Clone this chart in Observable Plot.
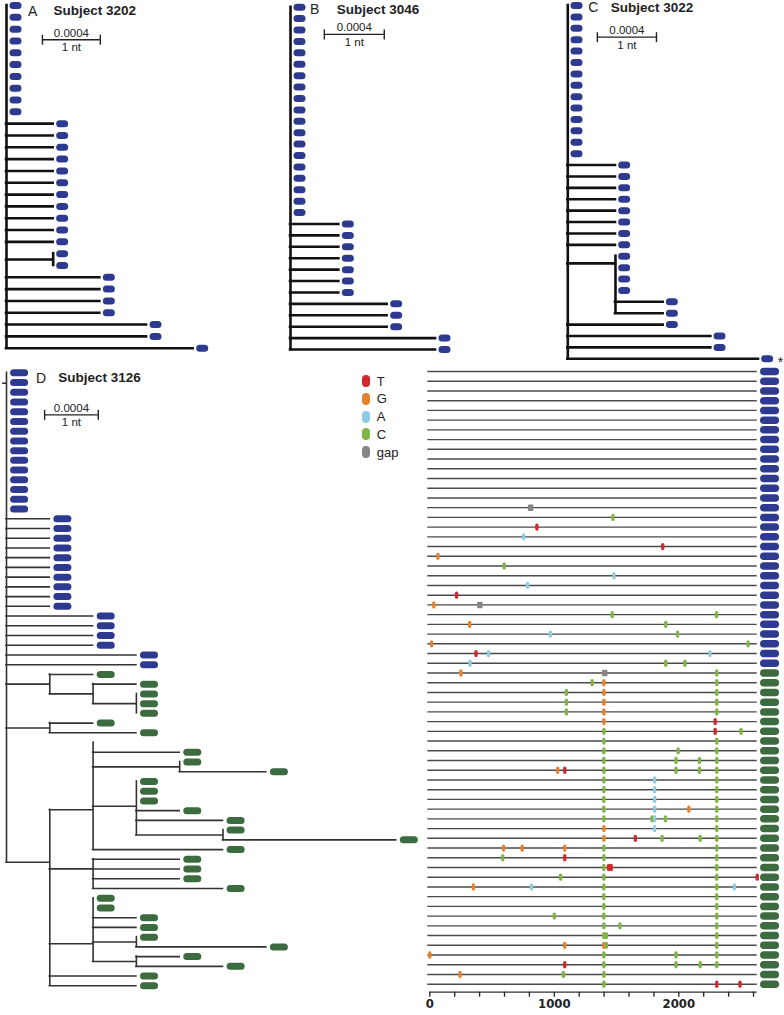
<!DOCTYPE html>
<html><head><meta charset="utf-8">
<script src="https://cdn.jsdelivr.net/npm/d3@7"></script>
<script src="https://cdn.jsdelivr.net/npm/@observablehq/plot@0.6"></script>
<style>
html,body{margin:0;padding:0;background:#fff;}
#chart{position:relative;width:784px;height:1015px;overflow:hidden;font-family:"Liberation Sans",Arial,sans-serif;color:#222;}
#chart svg{position:absolute;left:0;top:0;}
.t{position:absolute;white-space:nowrap;line-height:1;}
.pill{position:absolute;width:8px;height:12px;border-radius:4px;}
</style></head><body><div id="chart"></div>
<script>
// ---------------- DATA ----------------
// Trees in Newick form: tip names b = blue (early) tip, s = blue tip marked "*", g = green tip, h = green tip without symbol.
// Branch lengths in nucleotide substitutions; "#k" = position of a polytomy node, in tip rows.
const treeA = `(b:0,b:0,b:0,b:0,b:0,b:0,b:0,b:0,b:0,b:0,
 b:1,b:1,b:1,b:1,b:1,b:1,b:1,b:1,b:1,b:1,b:1,(b:0,b:0):1,
 b:2,b:2,b:2,b:2,b:3,b:3,b:4)`;
const treeB = `(b:0,b:0,b:0,b:0,b:0,b:0,b:0,b:0,b:0,b:0,b:0,b:0,b:0,b:0,b:0,b:0,b:0,b:0,b:0,
 b:1,b:1,b:1,b:1,b:1,b:1,b:1,b:2,b:2,b:2,b:3,b:3)`;
const treeC = `(b:0,b:0,b:0,b:0,b:0,b:0,b:0,b:0,b:0,b:0,b:0,b:0,b:0,b:0,
 b:1,b:1,b:1,b:1,b:1,b:1,b:1,b:1,(b:0,b:0,b:0,b:0,b:1,b:1)#22.63:1,
 b:2,b:3,b:3,s:4)`;
const treeD = `(b:0,b:0,b:0,b:0,b:0,b:0,b:0,b:0,b:0,b:0,b:0,b:0,b:0,b:0,b:0,
 b:1,b:1,b:1,b:1,b:1,b:1,b:1,b:1,b:1,b:1,b:2,b:2,b:2,b:2,b:3,b:3,
 (g:1,(g:1,(g:0,g:0,g:0):1):1):1,
 (g:1,g:2):1,
 ((h:0,g:2,(g:0,g:2):2,(g:0,g:0,g:0,g:1,g:2,(g:0,g:4):2)#44.54:1,g:3)#44.9:1,
  (g:2,g:2,g:2,g:3)#50.98:1,
  (g:0,g:0,g:1,g:1,(g:0,g:3):1,(g:1,g:2):1)#58.68:1,
  g:2,g:2)#50.3:1)#1.07`;

const letters = ["A", "B", "C", "D"];
const subjects = ["Subject 3202", "Subject 3046", "Subject 3022", "Subject 3126"];
const scaleTexts = ["0.0004", "1 nt"];
const starText = "*";

const tipColors = {b: "#2e3a8f", s: "#2e3a8f", g: "#3b6b3e", h: "#3b6b3e"};
const bases = ["T", "G", "A", "C", "gap"];
const baseColors = ["#d1282e", "#e6812e", "#8ccde3", "#7fb545", "#868686"];

// Highlighter: [row (tip order of tree D), alignment position, base]
const mutations = [
 [14,810,"gap"],[15,1471,"C"],[16,860,"T"],[17,753,"A"],[18,1871,"T"],[19,65,"G"],[20,597,"C"],
 [21,1479,"A"],[22,785,"A"],[23,215,"T"],[24,32,"G"],[24,402,"gap"],
 [25,1465,"C"],[25,2303,"C"],[26,320,"G"],[26,1895,"C"],[27,968,"A"],[27,1990,"C"],
 [28,14,"G"],[28,2557,"C"],[29,371,"T"],[29,471,"A"],[29,2250,"A"],
 [30,323,"A"],[30,1895,"C"],[30,2049,"C"],
 [31,250,"G"],[31,1405,"gap"],[31,2305,"C"],
 [32,1304,"C"],[32,1398,"G"],[32,2305,"C"],
 [33,1097,"C"],[33,1398,"G"],[33,2305,"C"],
 [34,1097,"C"],[34,1398,"G"],[34,2305,"C"],
 [35,1097,"C"],[35,1398,"G"],[35,2305,"C"],
 [36,1398,"G"],[36,2292,"T"],
 [37,1398,"C"],[37,2292,"T"],[37,2500,"C"],
 [38,1398,"C"],[38,2305,"C"],
 [39,1398,"C"],[39,1995,"C"],[39,2305,"C"],
 [40,1398,"C"],[40,1978,"C"],[40,2166,"C"],[40,2305,"C"],
 [41,1027,"G"],[41,1084,"T"],[41,1398,"C"],[41,1978,"C"],[41,2166,"C"],[41,2305,"C"],
 [42,1398,"C"],[42,1806,"A"],[42,2305,"C"],
 [43,1398,"C"],[43,1806,"A"],[43,2305,"C"],
 [44,1398,"C"],[44,1806,"A"],[44,2305,"C"],
 [45,1398,"C"],[45,1806,"A"],[45,2081,"G"],[45,2305,"C"],
 [46,1398,"C"],[46,1785,"C"],[46,1806,"A"],[46,1893,"C"],[46,2305,"C"],
 [47,1398,"G"],[47,1806,"A"],[47,2305,"C"],
 [48,1398,"G"],[48,1651,"T"],[48,1866,"C"],[48,2172,"C"],[48,2305,"C"],
 [49,592,"G"],[49,742,"G"],[49,1084,"G"],[49,1398,"C"],[49,2305,"C"],
 [50,586,"C"],[50,1084,"T"],[50,1398,"C"],[50,2305,"C"],
 [51,1398,"C"],[51,1436,"T"],[51,1457,"T"],[51,2305,"C"],
 [52,1051,"C"],[52,1398,"C"],[52,2305,"C"],[52,2630,"T"],
 [53,350,"G"],[53,817,"A"],[53,1398,"C"],[53,2305,"C"],[53,2447,"A"],
 [54,1398,"C"],[54,2305,"C"],
 [55,1398,"C"],[55,2305,"C"],
 [56,1000,"C"],[56,1398,"C"],[56,2305,"C"],
 [57,1398,"C"],[57,1527,"C"],[57,2305,"C"],
 [58,1398,"C"],[58,1418,"C"],[58,2305,"C"],
 [59,1084,"G"],[59,1398,"G"],[59,1418,"C"],[59,2305,"C"],
 [60,0,"G"],[60,1398,"C"],[60,1978,"C"],[60,2305,"C"],
 [61,1084,"T"],[61,1398,"C"],[61,1978,"C"],[61,2172,"C"],[61,2305,"C"],
 [62,242,"G"],[62,1073,"C"],[62,1398,"C"],
 [63,1398,"C"],[63,2305,"T"],[63,2492,"T"]
];
const seqLength = 2630;
const axisTicks = [0,200,400,600,800,1000,1200,1400,1600,1800,2000,2200,2400,2600];
const axisLabels = [0, 1000, 2000];
const scaleBarUnits = 1.24; // drawn length of the 0.0004 / 1 nt bar, in branch units

// ---------------- LAYOUT (pixels) ----------------
const FONT = '"Liberation Sans", Arial, sans-serif';
const layouts = [
 {tree: treeA, x: [6, 192.7], y: [5, 347.7], stroke: "#111", sw: 2.6, tip: [12, 7], tipDx: 9, bar: [0.77, 2.9],
  letterPos: [28, 15.5], subjectPos: [53.5, 15]},
 {tree: treeB, x: [290, 435], y: [6.7, 349], stroke: "#111", sw: 2.6, tip: [12, 7], tipDx: 9, bar: [0.70, 2.39],
  letterPos: [310, 14.3], subjectPos: [336.7, 14.3]},
 {tree: treeC, x: [567.3, 758], y: [5, 358.3], stroke: "#111", sw: 2.6, tip: [12, 7], tipDx: 8.7, bar: [0.62, 2.78],
  letterPos: [588.3, 12], subjectPos: [610.7, 12]},
 {tree: treeD, x: [6, 395.7], y: [372.3, 985.3], stroke: "#333", sw: 1.6, tip: [18, 7], tipDx: 12.6, bar: [0.88, 4.32],
  letterPos: [36, 382.5], subjectPos: [58.3, 382.5], stub: 0.09}
];

// ---------------- HELPERS ----------------
function capsule(w, h) {
  return {draw(ctx) {
    const r = Math.min(w, h) / 2, x0 = -w / 2, x1 = w / 2, y0 = -h / 2, y1 = h / 2;
    if (w >= h) {
      ctx.moveTo(x0 + r, y0); ctx.lineTo(x1 - r, y0);
      ctx.arc(x1 - r, 0, r, -Math.PI / 2, Math.PI / 2);
      ctx.lineTo(x0 + r, y1);
      ctx.arc(x0 + r, 0, r, Math.PI / 2, 3 * Math.PI / 2);
    } else {
      ctx.moveTo(x1, y0 + r); ctx.lineTo(x1, y1 - r);
      ctx.arc(0, y1 - r, r, 0, Math.PI);
      ctx.lineTo(x0, y0 + r);
      ctx.arc(0, y0 + r, r, Math.PI, 2 * Math.PI);
    }
    ctx.closePath();
  }};
}
function box(w, h) { return {draw(ctx) { ctx.rect(-w / 2, -h / 2, w, h); }}; }

function parseNewick(str) {
  const s = str.replace(/\s+/g, ""); let i = 0;
  function num() { let t = ""; while (i < s.length && /[0-9.]/.test(s[i])) t += s[i++]; return +t; }
  function node() {
    const n = {children: [], len: 0};
    if (s[i] === "(") {
      i++; n.children.push(node());
      while (s[i] === ",") { i++; n.children.push(node()); }
      i++;
    } else { let name = ""; while (i < s.length && /[a-z]/.test(s[i])) name += s[i++]; n.name = name; }
    if (s[i] === "#") { i++; n.at = num(); }
    if (s[i] === ":") { i++; n.len = num(); }
    return n;
  }
  return node();
}
function layoutTree(root) {
  const leaves = [], nodes = []; let k = 0;
  (function walk(n, px) {
    n.px = px; n.x = px + n.len;
    if (!n.children.length) { n.y = k++; leaves.push(n); return; }
    n.children.forEach(c => walk(c, n.x));
    const ys = n.children.map(c => c.y);
    n.y1 = d3.min(ys); n.y2 = d3.max(ys);
    n.y = n.at != null ? n.at : (ys[0] + ys[ys.length - 1]) / 2;
    nodes.push(n);
  })(root, 0);
  return {root, leaves, nodes};
}

const chart = document.getElementById("chart");
function addText(txt, left, baseline, size, weight) {
  const d = document.createElement("div");
  d.className = "t"; d.textContent = txt;
  d.style.left = left + "px"; d.style.top = (baseline - 0.8465 * size) + "px";
  d.style.fontSize = size + "px"; d.style.fontWeight = weight;
  chart.appendChild(d);
}

// ---------------- TREES ----------------
let treeDLeaves = null;
layouts.forEach((L, pi) => {
  const {root, leaves, nodes} = layoutTree(parseNewick(L.tree));
  if (pi === 3) treeDLeaves = leaves;
  const all = [...nodes, ...leaves];
  const branches = all.filter(n => n !== root && n.len > 0);
  const lineStyle = {stroke: L.stroke, strokeWidth: L.sw, strokeLinecap: "square"};
  const barX0 = L.bar[0], barY = L.bar[1];
  const marks = [
    Plot.ruleY(branches, {y: "y", x1: "px", x2: "x", ...lineStyle}),
    Plot.ruleX(nodes, {x: "x", y1: "y1", y2: "y2", ...lineStyle}),
    Plot.dot(leaves.filter(d => d.name !== "h"), {x: "x", y: "y", dx: L.tipDx, r: 5,
      symbol: capsule(L.tip[0], L.tip[1]), fill: d => tipColors[d.name], stroke: null}),
    Plot.text(leaves.filter(d => d.name === "s"), {x: "x", y: "y", text: () => starText, dx: L.tipDx + 10.5, dy: 3.5,
      textAnchor: "start", fontSize: 14, fontFamily: FONT, fill: "#222"}),
    // scale bar
    Plot.ruleY([barY], {y: d => d, x1: () => barX0, x2: () => barX0 + scaleBarUnits, stroke: "#222", strokeWidth: 1.3}),
    Plot.dot([barX0, barX0 + scaleBarUnits], {x: d => d, y: () => barY, r: 5, symbol: box(1.4, 10), fill: "#222", stroke: null}),
    Plot.text([scaleTexts[0]], {x: () => barX0 + scaleBarUnits / 2, y: () => barY, text: d => d, dy: -6.7,
      fontSize: 11.5, fontFamily: FONT, fill: "#222"}),
    Plot.text([scaleTexts[1]], {x: () => barX0 + scaleBarUnits / 2, y: () => barY, text: d => d, dy: 7.7,
      fontSize: 11.5, fontFamily: FONT, fill: "#222"})
  ];
  if (L.stub) marks.push(Plot.ruleY([root], {y: "y", x1: d => d.x - L.stub, x2: "x", stroke: L.stroke, strokeWidth: L.sw}));
  const svg = Plot.plot({
    width: 784, height: 1015, margin: 0, axis: null,
    style: {background: "none", overflow: "visible"},
    x: {domain: [0, d3.max(leaves, d => d.x)], range: L.x},
    y: {domain: [0, leaves.length - 1], range: L.y},
    color: {type: "identity"},
    marks
  });
  chart.appendChild(svg);
  addText(letters[pi], L.letterPos[0], L.letterPos[1], 14, "normal");
  addText(subjects[pi], L.subjectPos[0], L.subjectPos[1], 13.5, "bold");
});

// ---------------- HIGHLIGHTER ----------------
const rows = treeDLeaves.map((d, i) => ({row: i, color: tipColors[d.name]}));
const colorOf = b => baseColors[bases.indexOf(b)];
const hl = Plot.plot({
  width: 784, height: 1015, marginTop: 0, marginLeft: 0, marginRight: 0, marginBottom: 23.3,
  style: {background: "none", overflow: "visible"},
  x: {domain: [0, 2600], range: [429.3, 753]},
  y: {domain: [0, rows.length - 1], range: [371, 983.7], axis: null},
  color: {type: "identity"},
  marks: [
    Plot.ruleY(rows, {y: "row", x1: () => 0, x2: () => seqLength, insetLeft: -2, stroke: "#4a4a4a", strokeWidth: 1.4}),
    Plot.dot(rows, {x: () => seqLength, y: "row", dx: 12.3, r: 5, symbol: capsule(19, 7.5), fill: "color", stroke: null}),
    Plot.dot(mutations.filter(m => m[2] !== "gap"), {x: d => d[1], y: d => d[0], r: 5,
      symbol: capsule(3.3, 7.3), fill: d => colorOf(d[2]), stroke: null}),
    Plot.dot(mutations.filter(m => m[2] === "gap"), {x: d => d[1], y: d => d[0], r: 5,
      symbol: {draw(ctx) { const w = 5.5, h = 6.5, r = 1.2; ctx.moveTo(-w/2 + r, -h/2); ctx.lineTo(w/2 - r, -h/2); ctx.arc(w/2 - r, -h/2 + r, r, -Math.PI/2, 0); ctx.lineTo(w/2, h/2 - r); ctx.arc(w/2 - r, h/2 - r, r, 0, Math.PI/2); ctx.lineTo(-w/2 + r, h/2); ctx.arc(-w/2 + r, h/2 - r, r, Math.PI/2, Math.PI); ctx.lineTo(-w/2, -h/2 + r); ctx.arc(-w/2 + r, -h/2 + r, r, Math.PI, 1.5*Math.PI); ctx.closePath(); }},
      fill: d => colorOf(d[2]), stroke: null}),
    Plot.ruleY([rows.length - 1], {y: d => d, x1: () => 0, x2: () => seqLength, dy: 8, stroke: "#333", strokeWidth: 1.3}),
    Plot.axisX({ticks: axisTicks, tickSize: 5, tickPadding: 2, strokeWidth: 1.3, label: null,
      tickFormat: d => axisLabels.includes(d) ? String(d) : "",
      fontSize: 13, fontWeight: "bold", fontFamily: '"Liberation Sans Narrow", "DejaVu Sans Condensed", "Liberation Sans", sans-serif', fill: "#222"})
  ]
});
chart.appendChild(hl);

// ---------------- LEGEND ----------------
const legendTop = 381, legendStep = 17.8;
bases.forEach((b, i) => {
  const c = legendTop + i * legendStep;
  const p = document.createElement("div");
  p.className = "pill"; p.style.left = "362px"; p.style.top = (c - 6) + "px"; p.style.background = baseColors[i];
  chart.appendChild(p);
  addText(b, 376.7, c + 4.65, 13, "normal");
});
</script></body></html>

....................

### WHAT IS REQUIRED
From the listing above, copy out each line where the word "chart" appears.

### COMPLETE RESPONSE
Clone this chart in Observable Plot.
#chart{position:relative;width:784px;height:1015px;overflow:hidden;font-family:"Liberation Sans",Arial,sans-serif;color:#222;}
#chart svg{position:absolute;left:0;top:0;}
</style></head><body><div id="chart"></div>
const chart = document.getElementById("chart");
  chart.appendChild(d);
  chart.appendChild(svg);
chart.appendChild(hl);
  chart.appendChild(p);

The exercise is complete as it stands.